Читаем Луна в Водолее полностью

— Спасибо, Валечка! Мне, правда, не ловко, но… у Алексея, понимаешь ли, мне нравится всё… и что же?.. так и подаришь всю выставку? Разумеется, шучу, извини — если глупо. Но что-нибудь небольшое — да… с твоего великодушного позволения… этюд на память — действительно! Возьму с большой радостью. Спасибо, Валечка!

Растрогавшись, соврал Окаёмов — нравилось ему далеко не всё из написанного другом. И более: из прежде виденного, нравилось ему мало что… но, во-первых, кто он такой, чтобы, не разбираясь, судить о живописи?.. а главное — в любом случае вдове говорить о муже допустимо лишь в превосходной степени! И ещё: не взять на память об Алексее хотя бы крохотного этюда — смертельно обидеть Валечку. И неважно, что на стенах окаёмовской квартиры висят уже девять, в разные годы подаренных ему Алексеем, больших картин — главное, выразить своё восхищение. Притом, что в действительности из всего созданного другом по-настоящему Льва Ивановича восхитила только одна работа. Которую — увы! — ему казалось кощунством не то что бы попросить в подарок, но даже обратиться к Валентине с просьбой о её продаже. Особенно — последнее: святыни не продаются! А вырезанное Алексеем «Распятие» — святыня!

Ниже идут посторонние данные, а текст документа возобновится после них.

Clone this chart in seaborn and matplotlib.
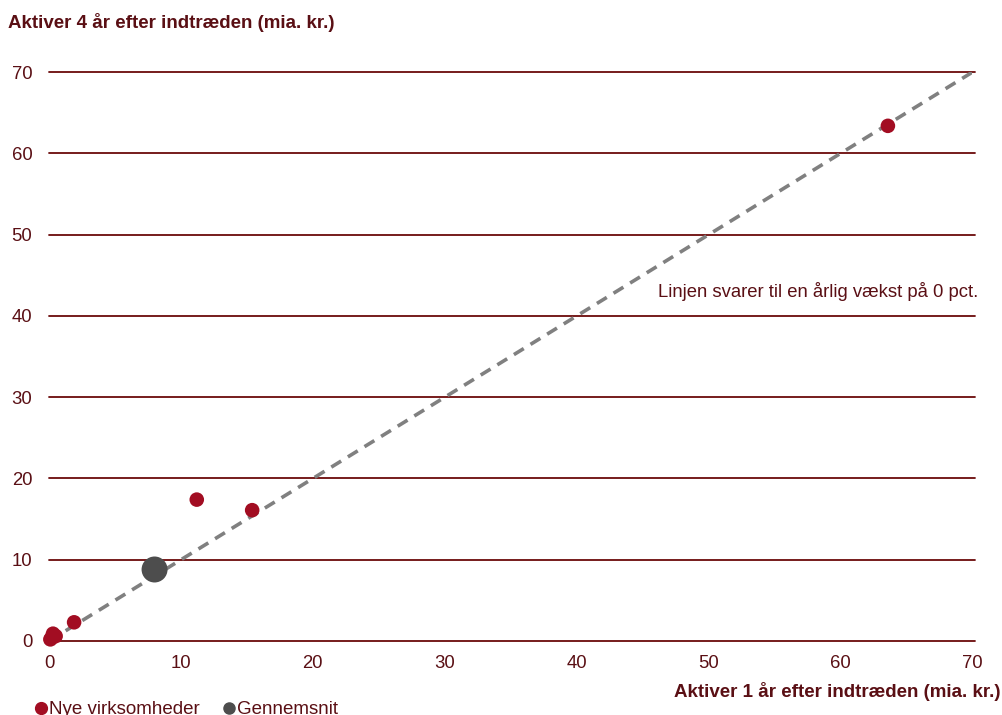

Объяснившись, Окаёмов и Валентина присоединились к многочисленной группе друзей и поклонников Алексея Гневицкого — перед перегороженным голубой ленточкой дверным проёмом ожидающих открытия выставки. Наконец председатель местного отделения Союза Художников обратился к собравшимся с дежурной речью, в которой выразил соболезнование по поводу безвременной трагической гибели талантливого живописца и кратко напомнил о его развитии и становлении под приглядом бдительного ока старших товарищей. Своё недолгое выступление седобородый оратор завершил благодарностью великореченскому Мэру за то, что тот в наши трудные времена находит в себе силы заботиться о процветании искусства в их родном, славном традициями, старорусском городе.

Погрустневший от этой казёнщины Лев Иванович рассеянно шарил глазами по стенам тесного зальчика, но ничего примечательного, кроме пересечённого наискось траурной чёрной лентой фотографического портрета друга, не обнаружил. Несколько повешенных в этом небольшом помещении этюдов Алексея Гневицкого не произвели особенного впечатления на астролога: пути-дороги, озёра-речки, закаты-рассветы, поля-лесочки, дожди-туманы ему казались виденными и преревиденными сто тысяч раз. А о том, что вот эта, отразившая солнце лужа не «выпадает» из маленького прямоугольничка холста только за счёт «дьявольски точного сочетания бледно-фиолетового с тёмно-зелёным» — о чём на ухо Окаёмову сообщил вновь «материализовавшийся» Мишка — далёкий от профессиональных тонкостей Лев Иванович, разумеется, судить не мог.

После председателя по несколько слов сказали от объединившей «традиционалистов» «Радуги» незнакомый астрологу, смахивающий на поэта Максимилиана Волошина, светловолосы кудрявый увалень, а от «новаторской» «Дороги» — Юрий. Причём, если суммировать их речи, то получалось, что Алексей Гневицкий был сразу и продолжателем традиций Саврасова, Шишкина, Сурикова и Поленова, и последователем Сезанна, Врубеля, Кандинского и Пикассо.

Мишка, шёпотом на ухо Окаёмову, выразительно прокомментировал их противоречивые выступления: «Х…ня всё это! Лёха был настоящим художником — и точка! «Новаторы», «традиционалисты» — бред! Есть художники и есть лакеи — ну, те, которые «что изволите». Ленина? — Ленина! Церквушки? — церквушки! Квадраты? — будьте любезны, ещё «квадратнее»! Или — «круглее»! Как пожелаете! И знаешь, Лев — я ведь тоже. Училище, Суриковка, а всё равно — лакей! Правда, очень квалифицированный. Настолько квалифицированный — что часто сам не замечаю своего лакейства. А Лёха — нет! Лёха — художник! А что из образования одна только изостудия — наплевать! У Моне, Ренуара, Гогена, Ван-Гога, Сезанна — в сущности, то же самое. Студии, рисовальные классы — никто из них не имел академического образования. А Лёха, между прочим, ну, когда ещё был инженером, четыре года занимался под руководством Сергея Кондратьевича…»

Далее Михаил пустился пересказывать известную Окаёмову историю, да так вдохновенно и красочно, что астролог вновь выслушал её с большим интересом.